Marlies Bosch was een van de vele vrouwen bij wie de baarmoeder werd verwijderd. Als fotograaf besloot ze dit proces vast te leggen. Van het scheren van het haar rondom de vulva tot de operatie zelf, fotografisch vastgelegd door een vriendin van Bosch. De fotoreportage ‘Het verloop van een baarmoederoperatie’ is uiteindelijk gepubliceerd als folder met eengedetailleerde beschrijving van de operatie, in simpele taal. Dit week af van het vaak ontoegankelijke taalgebruik van veel artsen. Bosch had zich na het eerste advies over de operatie van haar dokter te laten informeren door VZB (Vrouwen Zonder Baarmoeder). Ze besloot met het vastleggen van haar operatie bij te dragen aan de informatievoorziening voor andere vrouwen in de overgang.
Zwartboek Gynaecologische Praktijken
Het Zwartboek Gynaecologische Praktijken is een publicatie waarin misstanden binnen de gynaecologie zijn gedocumenteerd. In 1980 werd een tribunaal (een vaak tijdelijk ingesteld rechterlijk orgaan in de vorm van een rechtbank) georganiseerd in het Vrouwenhuis Amsterdam. Het zelfgeorganiseerde tribunaal kwam tot stand nadat een mannelijke gynaecoloog tijdens een sterilisatie van een vrouwelijke patiënt had ‘geëxperimenteerd’, maar bij het Medisch Tuchtcollege er te makkelijk vanaf kwam. Het Zwartboek staat vol met verhalen van medische nalatigheid en onacceptabele interacties tussen patiënt en arts, waarin de desbetreffende gynaecologen en huisartsen ook met naam en toenaam worden genoemd. Door deze ervaringen openbaar te maken konden andere vrouwen te weten komen welke gynaecologen ze moesten vermijden.
"Behalve de kwaadheid die we voelden bij al deze persoonlijke ervaringen, merkten we toen we al deze klachten bij elkaar zetten heel duidelijk dat dit geen toevallige persoonlijke ervaringen van vrouwen waren, maar dat gynaekologen gewoon zo werken."

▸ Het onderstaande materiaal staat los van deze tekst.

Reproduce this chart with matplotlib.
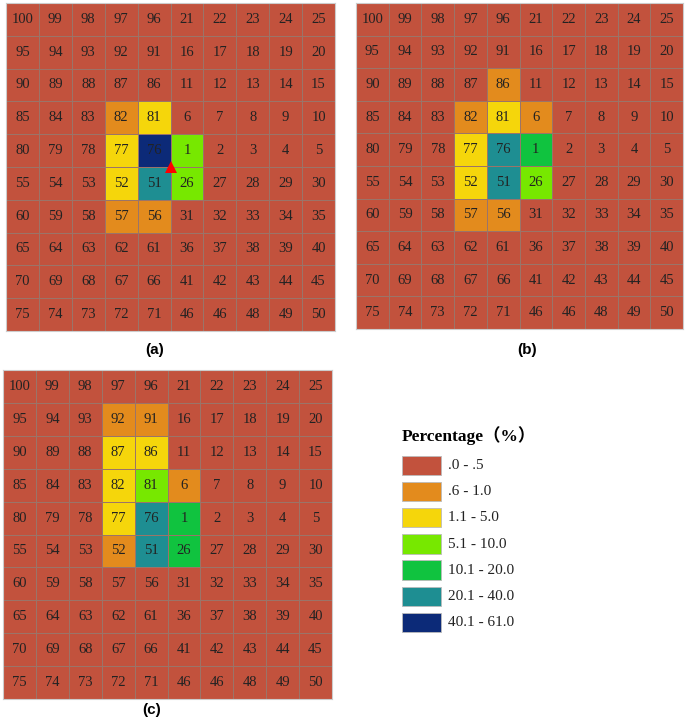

Het boek roept op tot het afbreken van een systeem waarin vrouwen geen zeggenschap hadden over hun lichamen.
Conclusie
De schaamte en stigma’s die vrouwen in de jaren 60 moesten overbruggen om over een onderwerp als de overgang te praten – in een tijd waarin dat enkel nog met eufemismen werd aangekaart – vroeg om een intieme ruimte, zoals een praatgroep, om de pijn en onderdrukking voor het eerst te kunnen bespreken. Daar kwam de realisatie dat persoonlijke problemen op vele schouders gedragen werden. Vrouwen konden zich vervolgens organiseren in een collectieve beweging.
Het feest der herkenning in de praatgroepen gaf vrouwen het zelfvertrouwen om de persoonlijke verhalen over de overgang ook buiten de intieme sfeer van de groep te delen. Zo konden persoonlijke verhalen worden ingezet om anderen te mobiliseren in de strijd voor betere zorg en een betere positie voor vrouwen van middelbare leeftijd.